*Aim of the exercise*:
Take the lines from the one with "Write a web" through the one with "const legendOrder = [3, 2, 1, 0];", both ends kept, and reproduce them exactly without the pictures.
● ● ●
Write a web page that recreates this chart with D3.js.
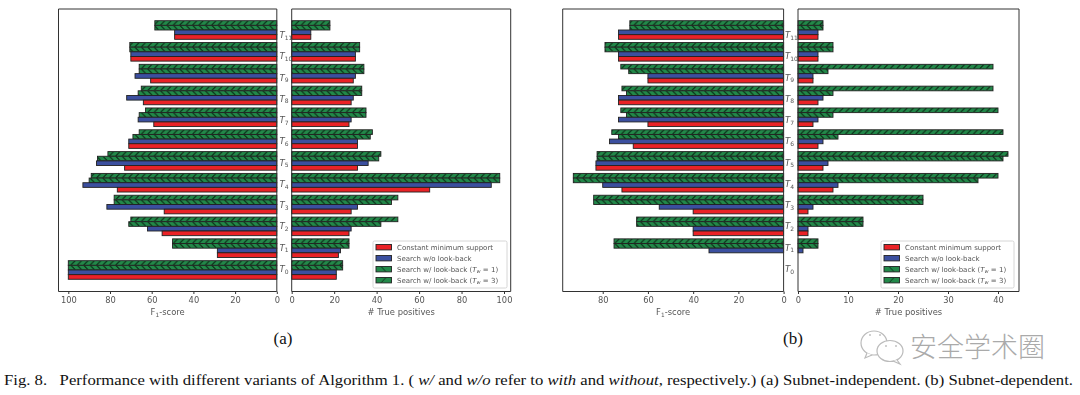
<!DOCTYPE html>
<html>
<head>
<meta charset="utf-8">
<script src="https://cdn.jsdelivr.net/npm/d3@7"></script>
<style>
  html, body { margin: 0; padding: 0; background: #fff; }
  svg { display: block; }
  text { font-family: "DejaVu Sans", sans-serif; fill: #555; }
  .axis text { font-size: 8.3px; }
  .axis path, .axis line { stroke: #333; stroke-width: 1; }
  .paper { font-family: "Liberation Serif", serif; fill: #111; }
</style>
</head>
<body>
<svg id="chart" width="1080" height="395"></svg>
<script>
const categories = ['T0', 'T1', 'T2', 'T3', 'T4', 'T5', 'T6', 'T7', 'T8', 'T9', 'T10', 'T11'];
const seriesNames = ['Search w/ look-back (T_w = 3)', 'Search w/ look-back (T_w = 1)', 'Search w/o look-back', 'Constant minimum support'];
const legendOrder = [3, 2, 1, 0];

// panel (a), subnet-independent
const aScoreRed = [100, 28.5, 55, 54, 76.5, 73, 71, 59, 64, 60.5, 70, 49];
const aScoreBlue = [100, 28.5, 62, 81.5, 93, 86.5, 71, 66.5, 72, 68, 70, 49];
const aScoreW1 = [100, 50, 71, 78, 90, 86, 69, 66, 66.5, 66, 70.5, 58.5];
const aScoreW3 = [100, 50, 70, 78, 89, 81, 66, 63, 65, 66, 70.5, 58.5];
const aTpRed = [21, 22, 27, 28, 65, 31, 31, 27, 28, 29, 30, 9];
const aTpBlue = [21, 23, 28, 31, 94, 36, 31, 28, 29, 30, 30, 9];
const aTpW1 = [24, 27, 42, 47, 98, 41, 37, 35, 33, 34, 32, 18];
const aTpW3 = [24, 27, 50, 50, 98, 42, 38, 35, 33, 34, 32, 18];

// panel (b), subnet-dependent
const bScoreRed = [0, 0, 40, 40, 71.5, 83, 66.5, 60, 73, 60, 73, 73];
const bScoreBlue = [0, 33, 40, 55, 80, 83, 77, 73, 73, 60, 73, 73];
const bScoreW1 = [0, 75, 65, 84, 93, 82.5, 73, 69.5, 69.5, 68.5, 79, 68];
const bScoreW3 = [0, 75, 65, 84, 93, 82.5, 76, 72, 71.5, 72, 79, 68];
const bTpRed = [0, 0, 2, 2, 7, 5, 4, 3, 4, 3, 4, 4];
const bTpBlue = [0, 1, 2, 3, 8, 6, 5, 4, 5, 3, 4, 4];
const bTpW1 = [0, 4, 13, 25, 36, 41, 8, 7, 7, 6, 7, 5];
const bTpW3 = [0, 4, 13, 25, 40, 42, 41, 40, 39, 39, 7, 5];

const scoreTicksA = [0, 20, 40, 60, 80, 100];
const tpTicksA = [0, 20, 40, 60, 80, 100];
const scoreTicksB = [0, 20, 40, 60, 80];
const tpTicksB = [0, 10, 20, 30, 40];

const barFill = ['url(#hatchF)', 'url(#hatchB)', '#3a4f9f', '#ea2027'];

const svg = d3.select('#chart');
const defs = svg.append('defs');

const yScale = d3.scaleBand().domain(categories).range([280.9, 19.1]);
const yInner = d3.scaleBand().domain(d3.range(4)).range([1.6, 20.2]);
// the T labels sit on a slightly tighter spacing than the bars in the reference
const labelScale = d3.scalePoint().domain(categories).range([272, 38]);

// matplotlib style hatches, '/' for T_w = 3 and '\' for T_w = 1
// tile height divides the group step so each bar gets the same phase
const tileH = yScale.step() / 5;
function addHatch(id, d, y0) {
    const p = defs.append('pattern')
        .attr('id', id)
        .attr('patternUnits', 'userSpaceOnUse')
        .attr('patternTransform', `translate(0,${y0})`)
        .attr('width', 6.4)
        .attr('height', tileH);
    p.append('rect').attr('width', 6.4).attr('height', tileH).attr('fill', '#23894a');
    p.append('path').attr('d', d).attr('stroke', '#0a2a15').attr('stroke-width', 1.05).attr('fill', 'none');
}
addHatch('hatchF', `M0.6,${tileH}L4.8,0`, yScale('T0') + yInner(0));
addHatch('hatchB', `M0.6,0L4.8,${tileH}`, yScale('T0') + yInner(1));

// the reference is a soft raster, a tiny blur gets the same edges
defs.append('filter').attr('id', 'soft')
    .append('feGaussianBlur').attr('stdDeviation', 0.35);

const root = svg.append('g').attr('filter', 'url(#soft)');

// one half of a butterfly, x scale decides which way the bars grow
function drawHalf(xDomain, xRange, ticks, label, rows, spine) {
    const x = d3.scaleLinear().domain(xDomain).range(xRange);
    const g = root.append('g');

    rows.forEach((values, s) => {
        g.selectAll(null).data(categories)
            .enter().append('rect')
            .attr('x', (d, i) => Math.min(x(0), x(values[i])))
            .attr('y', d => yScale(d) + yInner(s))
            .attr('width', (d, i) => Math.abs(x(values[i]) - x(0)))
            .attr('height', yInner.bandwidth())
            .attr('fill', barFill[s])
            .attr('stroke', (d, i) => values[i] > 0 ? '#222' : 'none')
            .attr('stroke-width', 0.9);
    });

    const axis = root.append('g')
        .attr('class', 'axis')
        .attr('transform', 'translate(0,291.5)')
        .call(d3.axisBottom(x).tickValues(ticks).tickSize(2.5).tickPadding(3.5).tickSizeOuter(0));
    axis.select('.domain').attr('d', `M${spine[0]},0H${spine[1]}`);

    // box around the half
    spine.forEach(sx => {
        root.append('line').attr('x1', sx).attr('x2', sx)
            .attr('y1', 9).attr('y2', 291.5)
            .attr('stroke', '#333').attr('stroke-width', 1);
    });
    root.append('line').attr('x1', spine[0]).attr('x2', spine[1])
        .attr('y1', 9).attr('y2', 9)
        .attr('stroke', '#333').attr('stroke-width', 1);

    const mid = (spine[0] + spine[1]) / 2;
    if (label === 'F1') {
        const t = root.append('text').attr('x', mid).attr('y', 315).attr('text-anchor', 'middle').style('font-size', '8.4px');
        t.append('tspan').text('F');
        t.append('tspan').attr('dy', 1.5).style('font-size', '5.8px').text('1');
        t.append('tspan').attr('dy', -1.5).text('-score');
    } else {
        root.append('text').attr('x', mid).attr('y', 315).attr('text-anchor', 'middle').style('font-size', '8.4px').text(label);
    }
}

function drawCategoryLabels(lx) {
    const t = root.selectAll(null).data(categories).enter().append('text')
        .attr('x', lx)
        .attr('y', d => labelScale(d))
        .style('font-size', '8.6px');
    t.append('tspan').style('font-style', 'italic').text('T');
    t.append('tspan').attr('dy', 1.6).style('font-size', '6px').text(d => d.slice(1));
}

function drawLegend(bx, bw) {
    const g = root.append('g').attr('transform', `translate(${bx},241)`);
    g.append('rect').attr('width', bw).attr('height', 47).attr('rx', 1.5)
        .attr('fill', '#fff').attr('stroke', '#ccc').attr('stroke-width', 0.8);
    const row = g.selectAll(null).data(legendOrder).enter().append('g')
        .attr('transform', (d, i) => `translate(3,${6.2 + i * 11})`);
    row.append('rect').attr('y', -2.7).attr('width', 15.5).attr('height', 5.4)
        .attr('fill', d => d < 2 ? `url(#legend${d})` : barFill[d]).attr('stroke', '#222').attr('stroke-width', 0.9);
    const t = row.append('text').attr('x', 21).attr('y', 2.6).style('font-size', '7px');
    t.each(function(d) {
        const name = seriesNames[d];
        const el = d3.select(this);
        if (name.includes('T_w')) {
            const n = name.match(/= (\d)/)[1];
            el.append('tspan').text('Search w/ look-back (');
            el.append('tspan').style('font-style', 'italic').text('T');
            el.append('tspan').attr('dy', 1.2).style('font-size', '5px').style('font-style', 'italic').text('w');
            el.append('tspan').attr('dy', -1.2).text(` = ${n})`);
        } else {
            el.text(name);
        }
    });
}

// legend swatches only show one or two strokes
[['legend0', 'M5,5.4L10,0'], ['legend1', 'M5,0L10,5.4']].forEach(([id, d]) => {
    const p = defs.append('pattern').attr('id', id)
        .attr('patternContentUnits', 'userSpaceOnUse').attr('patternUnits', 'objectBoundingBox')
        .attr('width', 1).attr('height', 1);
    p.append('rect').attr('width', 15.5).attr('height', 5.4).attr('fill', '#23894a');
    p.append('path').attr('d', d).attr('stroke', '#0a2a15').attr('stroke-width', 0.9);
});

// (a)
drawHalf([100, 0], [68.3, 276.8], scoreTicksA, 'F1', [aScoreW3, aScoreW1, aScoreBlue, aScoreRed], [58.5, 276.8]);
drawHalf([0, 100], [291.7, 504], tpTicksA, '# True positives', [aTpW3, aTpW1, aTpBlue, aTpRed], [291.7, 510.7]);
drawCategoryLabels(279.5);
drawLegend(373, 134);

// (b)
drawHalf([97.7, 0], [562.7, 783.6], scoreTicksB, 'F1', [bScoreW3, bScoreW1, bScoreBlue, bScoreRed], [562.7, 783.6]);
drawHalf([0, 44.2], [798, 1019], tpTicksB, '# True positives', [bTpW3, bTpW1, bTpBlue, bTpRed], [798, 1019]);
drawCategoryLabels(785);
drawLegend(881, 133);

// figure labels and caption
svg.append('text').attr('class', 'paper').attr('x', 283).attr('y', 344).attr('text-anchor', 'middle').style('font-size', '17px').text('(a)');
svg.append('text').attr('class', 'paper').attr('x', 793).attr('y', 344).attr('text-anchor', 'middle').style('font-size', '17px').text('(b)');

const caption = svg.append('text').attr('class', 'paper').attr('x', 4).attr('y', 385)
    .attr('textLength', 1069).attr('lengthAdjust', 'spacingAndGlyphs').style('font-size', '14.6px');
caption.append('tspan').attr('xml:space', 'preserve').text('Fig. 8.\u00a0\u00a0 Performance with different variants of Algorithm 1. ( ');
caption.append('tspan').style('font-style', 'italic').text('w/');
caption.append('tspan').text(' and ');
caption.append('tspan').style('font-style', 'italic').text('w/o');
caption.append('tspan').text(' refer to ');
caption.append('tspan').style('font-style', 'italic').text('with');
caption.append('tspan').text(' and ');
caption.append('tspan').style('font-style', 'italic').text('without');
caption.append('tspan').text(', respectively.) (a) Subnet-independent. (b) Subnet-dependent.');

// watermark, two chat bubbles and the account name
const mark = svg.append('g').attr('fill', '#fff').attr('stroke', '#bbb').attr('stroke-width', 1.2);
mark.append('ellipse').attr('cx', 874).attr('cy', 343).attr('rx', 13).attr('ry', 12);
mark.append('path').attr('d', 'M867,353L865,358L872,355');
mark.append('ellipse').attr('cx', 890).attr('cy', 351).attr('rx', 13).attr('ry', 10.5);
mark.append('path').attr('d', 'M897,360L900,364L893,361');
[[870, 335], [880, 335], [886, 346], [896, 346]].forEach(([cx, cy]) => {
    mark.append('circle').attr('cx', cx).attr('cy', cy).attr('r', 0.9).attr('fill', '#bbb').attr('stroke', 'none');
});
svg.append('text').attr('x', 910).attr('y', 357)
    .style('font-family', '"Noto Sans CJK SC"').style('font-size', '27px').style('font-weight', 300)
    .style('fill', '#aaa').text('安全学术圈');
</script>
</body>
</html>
● ● ●
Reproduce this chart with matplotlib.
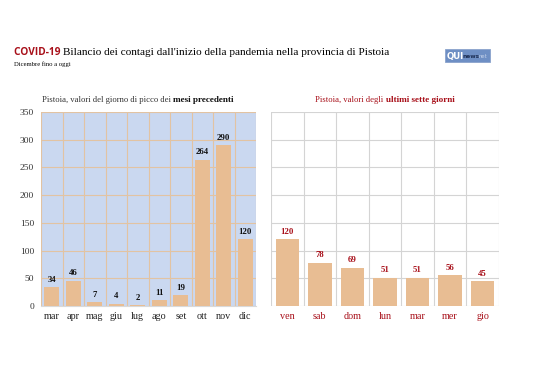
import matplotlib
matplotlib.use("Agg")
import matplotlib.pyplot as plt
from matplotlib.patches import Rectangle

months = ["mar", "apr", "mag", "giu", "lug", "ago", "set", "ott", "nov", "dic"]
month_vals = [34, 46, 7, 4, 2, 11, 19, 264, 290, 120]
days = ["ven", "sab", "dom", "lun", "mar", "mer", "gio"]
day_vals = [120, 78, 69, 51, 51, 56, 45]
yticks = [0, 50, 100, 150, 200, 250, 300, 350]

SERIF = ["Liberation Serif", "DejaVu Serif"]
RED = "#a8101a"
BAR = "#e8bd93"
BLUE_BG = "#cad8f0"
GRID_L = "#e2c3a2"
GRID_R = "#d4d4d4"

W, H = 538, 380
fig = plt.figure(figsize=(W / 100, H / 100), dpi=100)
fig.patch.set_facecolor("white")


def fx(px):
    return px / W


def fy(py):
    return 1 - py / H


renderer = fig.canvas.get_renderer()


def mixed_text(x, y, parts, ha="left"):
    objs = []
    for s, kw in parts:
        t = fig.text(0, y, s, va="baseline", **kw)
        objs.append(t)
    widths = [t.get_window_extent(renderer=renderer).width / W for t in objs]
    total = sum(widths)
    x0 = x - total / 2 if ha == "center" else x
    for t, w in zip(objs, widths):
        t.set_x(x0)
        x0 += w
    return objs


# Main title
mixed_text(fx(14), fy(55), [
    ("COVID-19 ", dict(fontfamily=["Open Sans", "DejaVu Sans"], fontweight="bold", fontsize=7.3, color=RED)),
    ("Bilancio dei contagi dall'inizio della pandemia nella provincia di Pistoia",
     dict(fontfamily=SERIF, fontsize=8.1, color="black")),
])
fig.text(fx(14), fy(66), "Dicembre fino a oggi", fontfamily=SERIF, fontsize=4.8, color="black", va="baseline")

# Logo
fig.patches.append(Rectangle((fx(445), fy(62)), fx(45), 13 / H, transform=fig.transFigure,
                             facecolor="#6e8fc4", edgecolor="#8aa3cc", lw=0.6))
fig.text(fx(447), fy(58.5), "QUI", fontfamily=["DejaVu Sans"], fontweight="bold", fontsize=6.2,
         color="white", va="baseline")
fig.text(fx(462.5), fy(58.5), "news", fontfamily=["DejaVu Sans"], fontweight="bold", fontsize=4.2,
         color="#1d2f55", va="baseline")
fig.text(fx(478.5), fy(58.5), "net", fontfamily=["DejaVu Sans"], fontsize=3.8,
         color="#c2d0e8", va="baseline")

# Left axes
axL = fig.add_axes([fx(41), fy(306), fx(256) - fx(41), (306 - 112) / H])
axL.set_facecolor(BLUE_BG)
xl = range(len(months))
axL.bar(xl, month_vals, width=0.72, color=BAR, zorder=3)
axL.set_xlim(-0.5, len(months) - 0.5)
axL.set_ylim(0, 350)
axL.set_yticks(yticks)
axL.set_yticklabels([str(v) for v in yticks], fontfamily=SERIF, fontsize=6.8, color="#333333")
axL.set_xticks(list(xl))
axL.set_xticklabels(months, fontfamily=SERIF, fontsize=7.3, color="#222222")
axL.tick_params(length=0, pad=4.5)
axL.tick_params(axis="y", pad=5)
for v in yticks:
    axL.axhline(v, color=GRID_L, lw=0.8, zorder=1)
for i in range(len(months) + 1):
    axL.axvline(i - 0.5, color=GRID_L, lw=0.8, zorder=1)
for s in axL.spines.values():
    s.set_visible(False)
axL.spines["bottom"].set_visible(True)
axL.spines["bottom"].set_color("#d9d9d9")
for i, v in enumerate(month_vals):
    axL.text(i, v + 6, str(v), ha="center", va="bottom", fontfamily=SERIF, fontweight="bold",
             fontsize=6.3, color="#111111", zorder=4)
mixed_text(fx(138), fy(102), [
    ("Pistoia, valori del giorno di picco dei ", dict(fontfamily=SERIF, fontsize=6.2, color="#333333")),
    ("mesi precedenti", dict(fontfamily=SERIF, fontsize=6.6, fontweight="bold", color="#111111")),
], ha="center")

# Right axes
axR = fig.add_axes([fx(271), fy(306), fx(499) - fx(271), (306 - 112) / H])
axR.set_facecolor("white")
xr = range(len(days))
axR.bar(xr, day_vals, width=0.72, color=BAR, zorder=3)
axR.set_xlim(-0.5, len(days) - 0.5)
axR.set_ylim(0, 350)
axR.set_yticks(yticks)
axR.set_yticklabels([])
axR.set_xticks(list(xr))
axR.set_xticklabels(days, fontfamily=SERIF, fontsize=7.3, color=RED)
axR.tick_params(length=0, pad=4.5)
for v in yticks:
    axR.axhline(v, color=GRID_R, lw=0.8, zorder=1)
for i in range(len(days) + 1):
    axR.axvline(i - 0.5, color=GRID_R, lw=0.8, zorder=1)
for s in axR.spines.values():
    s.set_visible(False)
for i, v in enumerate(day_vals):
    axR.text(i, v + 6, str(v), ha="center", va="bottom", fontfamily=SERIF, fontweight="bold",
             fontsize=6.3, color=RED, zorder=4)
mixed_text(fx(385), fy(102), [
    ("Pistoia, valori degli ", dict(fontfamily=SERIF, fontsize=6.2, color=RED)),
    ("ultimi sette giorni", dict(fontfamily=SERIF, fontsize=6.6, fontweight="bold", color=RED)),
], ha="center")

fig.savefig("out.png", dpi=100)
● ● ●
*Completed exercise*:
Write a web page that recreates this chart with D3.js.
<!DOCTYPE html>
<html>
<head>
<meta charset="utf-8">
<script src="https://cdn.jsdelivr.net/npm/d3@7"></script>
<style>
  html, body { margin: 0; padding: 0; background: #fff; }
  svg { display: block; }
  text { font-family: "DejaVu Sans", sans-serif; fill: #555; }
  .axis text { font-size: 8.3px; }
  .axis path, .axis line { stroke: #333; stroke-width: 1; }
  .paper { font-family: "Liberation Serif", serif; fill: #111; }
</style>
</head>
<body>
<svg id="chart" width="1080" height="395"></svg>
<script>
const categories = ['T0', 'T1', 'T2', 'T3', 'T4', 'T5', 'T6', 'T7', 'T8', 'T9', 'T10', 'T11'];
const seriesNames = ['Search w/ look-back (T_w = 3)', 'Search w/ look-back (T_w = 1)', 'Search w/o look-back', 'Constant minimum support'];
const legendOrder = [3, 2, 1, 0];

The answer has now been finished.